Background
John Perdue Gray was born on Aug 6, 1825, in Center County, Pennsylvania. He was the son of Peter B. Gray, a farmer and Methodist minister, and Elizabeth Purdue, the daughter of a physician.
John Perdue Gray was born on Aug 6, 1825, in Center County, Pennsylvania. He was the son of Peter B. Gray, a farmer and Methodist minister, and Elizabeth Purdue, the daughter of a physician.
Gray's premedical education was obtained at Bellefonte Academy and at Dickinson College (A. M. 1846). He graduated in medicine from the University of Pennsylvania in 1849.
After his graduation, Gray, at once, secured the position of resident physician at Blockley Hospital in Philadelphia under Dr. Benedict, whose protégé he seems to have been.

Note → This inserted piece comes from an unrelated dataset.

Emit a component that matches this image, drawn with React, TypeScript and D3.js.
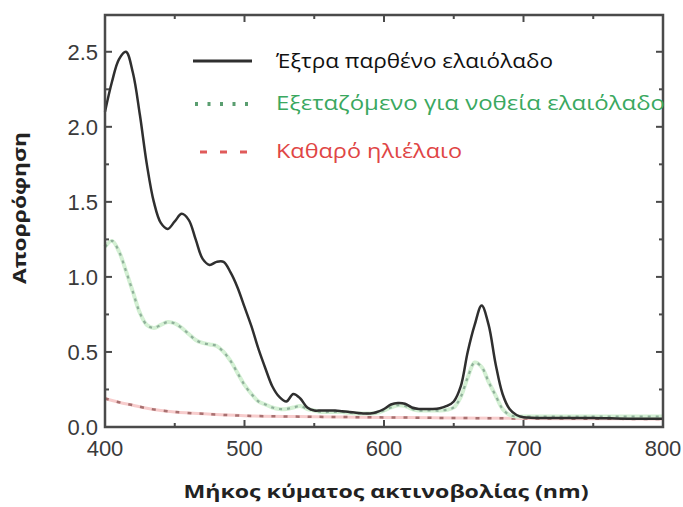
import React from "react";
import * as d3 from "d3";

const wavelengths = [
  400, 405, 410, 415, 420, 425, 430, 435, 440, 445, 450, 455, 460, 465, 470, 475, 480, 485, 490, 495,
  500, 505, 510, 515, 520, 525, 530, 535, 540, 545, 550, 555, 560, 565, 570, 575, 580, 585, 590, 595,
  600, 605, 610, 615, 620, 625, 630, 635, 640, 645, 650, 655, 660, 665, 670, 675, 680, 685, 690, 695,
  700, 725, 750, 775, 800,
];

const extraVirgin = [
  2.1, 2.3, 2.45, 2.5, 2.36, 2.08, 1.75, 1.5, 1.36, 1.32, 1.37, 1.42, 1.38, 1.25, 1.12, 1.08, 1.1, 1.1, 1.03, 0.93,
  0.8, 0.67, 0.52, 0.39, 0.27, 0.2, 0.17, 0.22, 0.19, 0.13, 0.11, 0.11, 0.11, 0.11, 0.105, 0.1, 0.095, 0.09, 0.09, 0.1,
  0.12, 0.15, 0.16, 0.155, 0.13, 0.12, 0.12, 0.12, 0.125, 0.14, 0.17, 0.27, 0.5, 0.68, 0.81, 0.68, 0.42, 0.22, 0.12, 0.08,
  0.065, 0.06, 0.06, 0.055, 0.055,
];

const testedOil = [
  1.2, 1.24, 1.17, 1.04, 0.9, 0.76, 0.68, 0.66, 0.68, 0.7, 0.69, 0.66, 0.62, 0.58, 0.56, 0.55, 0.54, 0.5, 0.44, 0.36,
  0.28, 0.22, 0.17, 0.15, 0.13, 0.12, 0.12, 0.13, 0.14, 0.12, 0.11, 0.1, 0.1, 0.1, 0.1, 0.095, 0.09, 0.09, 0.09, 0.095,
  0.11, 0.13, 0.145, 0.14, 0.12, 0.11, 0.11, 0.11, 0.11, 0.115, 0.13, 0.2, 0.33, 0.43, 0.4, 0.3, 0.21, 0.12, 0.08, 0.07,
  0.07, 0.07, 0.07, 0.07, 0.07,
];

const sunflowerWl = [400, 410, 420, 430, 440, 450, 470, 500, 550, 600, 650, 700, 750, 800];
const sunflower = [0.19, 0.165, 0.145, 0.125, 0.11, 0.1, 0.088, 0.075, 0.068, 0.064, 0.06, 0.057, 0.055, 0.053];

const xTicks = [400, 500, 600, 700, 800];
const yTicks = [0, 0.5, 1.0, 1.5, 2.0, 2.5];
const xMinor = [450, 550, 650, 750];
const yMinor = [0.25, 0.75, 1.25, 1.75, 2.25];

const legendLabels = ["Έξτρα παρθένο ελαιόλαδο", "Εξεταζόμενο για νοθεία ελαιόλαδο", "Καθαρό ηλιέλαιο"];
const xTitle = "Μήκος κύματος ακτινοβολίας (nm)";
const yTitle = "Απορρόφηση";

export default function App() {
  const W = 683, H = 507;
  const L = 105, R = 663, T = 15, B = 427;
  const x = d3.scaleLinear().domain([400, 800]).range([L, R]);
  const y = d3.scaleLinear().domain([0, 2.745]).range([B, T]);
  const line = d3
    .line<[number, number]>()
    .x((d) => x(d[0]))
    .y((d) => y(d[1]))
    .curve(d3.curveCatmullRom.alpha(0.5));
  const pts = (xs: number[], ys: number[]) => xs.map((v, i) => [v, ys[i]] as [number, number]);
  const black = line(pts(wavelengths, extraVirgin)) || "";
  const green = line(pts(wavelengths, testedOil)) || "";
  const red = line(pts(sunflowerWl, sunflower)) || "";
  const axisColor = "#4a4a4a";
  const tickFont = "'Liberation Sans', Arial, sans-serif";
  const textFont = "'Open Sans', 'Noto Sans', sans-serif";

  return (
    <svg width={W} height={H} style={{ position: "absolute", left: 0, top: 0, background: "#fff" }}>
      <rect x={0} y={0} width={W} height={H} fill="#fff" />
      {/* curves */}
      <path d={red} fill="none" stroke="#f7cccc" strokeWidth={3} />
      <path d={red} fill="none" stroke="#a87070" strokeWidth={2.5} strokeDasharray="4 8" />
      <path d={green} fill="none" stroke="#d4f0d4" strokeWidth={4} />
      <path d={green} fill="none" stroke="#8fb09a" strokeWidth={2.2} strokeDasharray="3 5" />
      <path d={black} fill="none" stroke="#2f2f2f" strokeWidth={2.5} />

      {/* frame */}
      <rect x={L} y={T} width={R - L} height={B - T} fill="none" stroke={axisColor} strokeWidth={2.5} />
      {xTicks.map((t) => (
        <g key={"xt" + t}>
          <line x1={x(t)} x2={x(t)} y1={B} y2={B - 7} stroke={axisColor} strokeWidth={2} />
          <line x1={x(t)} x2={x(t)} y1={T} y2={T + 7} stroke={axisColor} strokeWidth={2} />
          <text x={x(t)} y={B + 29} textAnchor="middle" fontFamily={tickFont} fontSize={22} fill="#3a3a3a">
            {t}
          </text>
        </g>
      ))}
      {xMinor.map((t) => (
        <g key={"xm" + t}>
          <line x1={x(t)} x2={x(t)} y1={B} y2={B - 4} stroke={axisColor} strokeWidth={2} />
          <line x1={x(t)} x2={x(t)} y1={T} y2={T + 4} stroke={axisColor} strokeWidth={2} />
        </g>
      ))}
      {yTicks.map((t) => (
        <g key={"yt" + t}>
          <line x1={L} x2={L + 7} y1={y(t)} y2={y(t)} stroke={axisColor} strokeWidth={2} />
          <line x1={R} x2={R - 7} y1={y(t)} y2={y(t)} stroke={axisColor} strokeWidth={2} />
          <text x={L - 7} y={y(t) + 8} textAnchor="end" fontFamily={tickFont} fontSize={22} fill="#3a3a3a">
            {t.toFixed(1)}
          </text>
        </g>
      ))}
      {yMinor.map((t) => (
        <g key={"ym" + t}>
          <line x1={L} x2={L + 4} y1={y(t)} y2={y(t)} stroke={axisColor} strokeWidth={2} />
          <line x1={R} x2={R - 4} y1={y(t)} y2={y(t)} stroke={axisColor} strokeWidth={2} />
        </g>
      ))}

      {/* legend */}
      <line x1={193} x2={252} y1={61} y2={61} stroke="#2f2f2f" strokeWidth={3} />
      <text x={276} y={68} fontFamily={textFont} fontSize={20} fill="#111" textLength={277} lengthAdjust="spacingAndGlyphs">
        {legendLabels[0]}
      </text>
      <line x1={195} x2={252} y1={104} y2={104} stroke="#5a9e70" strokeWidth={4} strokeDasharray="3 9.5" />
      <text x={276} y={110} fontFamily={textFont} fontSize={20} fill="#3aa860" textLength={389} lengthAdjust="spacingAndGlyphs">
        {legendLabels[1]}
      </text>
      <line x1={200} x2={256} y1={152} y2={152} stroke="#e05a5a" strokeWidth={3} strokeDasharray="7 13" />
      <text x={276} y={158} fontFamily={textFont} fontSize={20} fill="#e04545" textLength={186} lengthAdjust="spacingAndGlyphs">
        {legendLabels[2]}
      </text>

      {/* axis titles */}
      <text x={386} y={498} textAnchor="middle" fontFamily={textFont} fontWeight="bold" fontSize={18} fill="#222" textLength={405} lengthAdjust="spacingAndGlyphs">
        {xTitle}
      </text>
      <text transform="translate(26,208) rotate(-90)" textAnchor="middle" fontFamily={textFont} fontWeight="bold" fontSize={17} fill="#222" textLength={152} lengthAdjust="spacingAndGlyphs">
        {yTitle}
      </text>
    </svg>
  );
}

In 1851, when the latter was made medical superintendent of the New York State Lunatic Asylum at Utica, Gray accompanied him as third assistant physician, was promoted the following year to the second assistant, and finally, when Benedict was forced to resign for personal reasons, he became, in 1853, first assistant and acting medical superintendent at the early age of twenty-eight.
Later, in the same year, he accepted the position of medical superintendent to the Michigan State Lunatic Asylum at Kalamazoo, but in 1854, he was persuaded to return to Utica as full medical superintendent and held this position up to the time of his death.
Gray had been made assistant editor of the American Journal of Insanity in 1852 and two years later he succeeded to the full editorship. In 1874, he was given the chair of psychological medicine and medical jurisprudence in Bellevue Hospital Medical College and in 1876, was appointed to the same chair in the Albany Medical College, resigning both posts in 1882.
When in 1879, he toured Europe he found some of his innovations in use.
In 1882, he was shot in the face by a man later pronounced insane, and although technically the wound was not serious, his health failed from that period and he was obliged to spend much of the last two years of his life in the South or abroad. On resuming his duties his final collapse soon took place.
As a forensic expert and medical witness, Gray was widely known and figured in many prominent cases. He examined for insanity one of the assassins of Lincoln (Payne) and aided the government in the prosecution of Guiteau. His writings were limited to papers on phases of insanity. He was the leading alienist of his day in America and is conceded to have done more than any other one man in bettering the condition of the insane. Regarding the insane man as physically rather than mentally ill, he gave his patients fresh air and exercise and as far as possible abolished mechanical restraint and solitary feeding. He also revolutionized asylum construction, introducing steam heat and forced ventilation. He was made an honorary member of several European societies of alienists and at one time he was president of the Association of Medical Superintendents of American Institutions for the Insane. In a sense, he was a medical martyr.
Gray paid much attention to the microscopic study of the brain of the insane and his asylum became a sort of postgraduate school for the training of alienists.
On September 6, 1854, Gray was married to Mary B. Wetmore, the daughter of Edmund A. Wetmore of Utica.